Low cost and low power by design

Altera has departed from its traditional macrocell architecture and adapted the LUT structure. (See Figure 1.) The LUT-based architecture allows for die sizes that are one-quarter the size of competing devices on the same fabrication process. The company is claiming that the devices have the industry’s lowest dynamic power consumption making them suitable for battery-powered equipment.

The technology provides some performance and density gains. Altera says that MAX II devices are, on average, over twice as fast as prior generations - a result of improvements in routing architecture, software algorithms and process technology.

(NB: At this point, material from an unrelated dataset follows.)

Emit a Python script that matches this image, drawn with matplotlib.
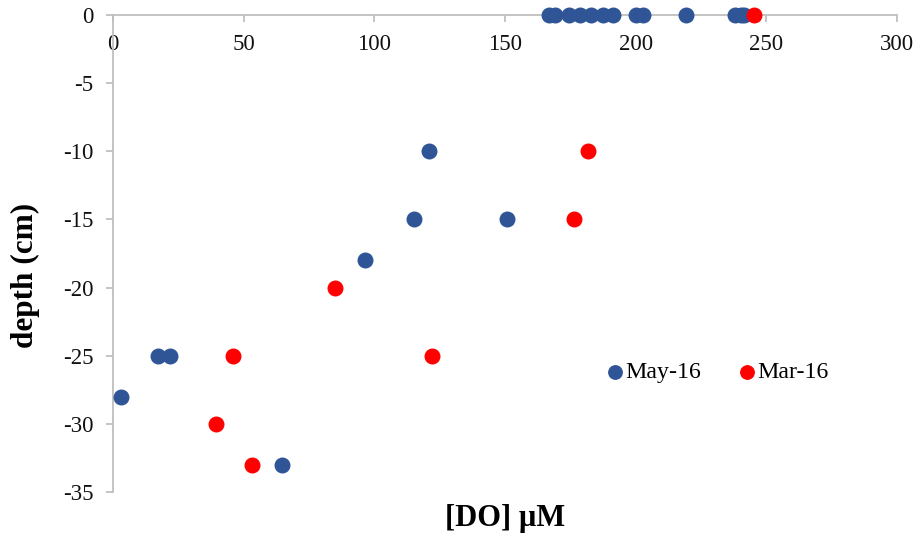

Users can reconfigure the devices in real time without interrupting functionality allowing the flexibility to re-program field-deployed systems.

Design support comes in the form of Quartus II design software. The package integrates with leading third-party synthesis and simulation tools. (A no-cost web edition can be downloaded from www.altera.com/q2webedition.) The Quartus II Web Edition software supports all members of the MAX II device family.

The family includes four members ranging in density from 240 to 2200 logic elements. Low-cost packages are available including 1.0-mm FBGAs and 0.5-mm TQFP packages. The first MAX II device, the EPM1270, will be available mid-2004. All family members will be available in full production by the first quarter of 2005.

Meanwhile, Altera’s arch-rival Xilinx (distributed by Insight Electronics ) has introduced a second-generation CPLD design kit

The kit is suitable for developing a broad range of industrial, data processing, communications and consumer electronics applications. Based on both the CoolRunner-II and XC9500XL product families, the US$49.99 ($70) kit provides the elements needed to develop, debug and complete a design, including software, cabling, training material and prototype board with pre-programmed CPLDs.

Xilinx has stepped up its presence in the highly competitive CPLD market segment this year, and claims that its product sales increased nearly 30 percent year-over-year in the December quarter.

“By combining our two primary technologies in one complete kit for under US$50, Xilinx enables the creation of next-generation systems faster and with lower risk than any other solution available,” claims Mark Halfman, director of marketing and applications for the CPLD division at Xilinx.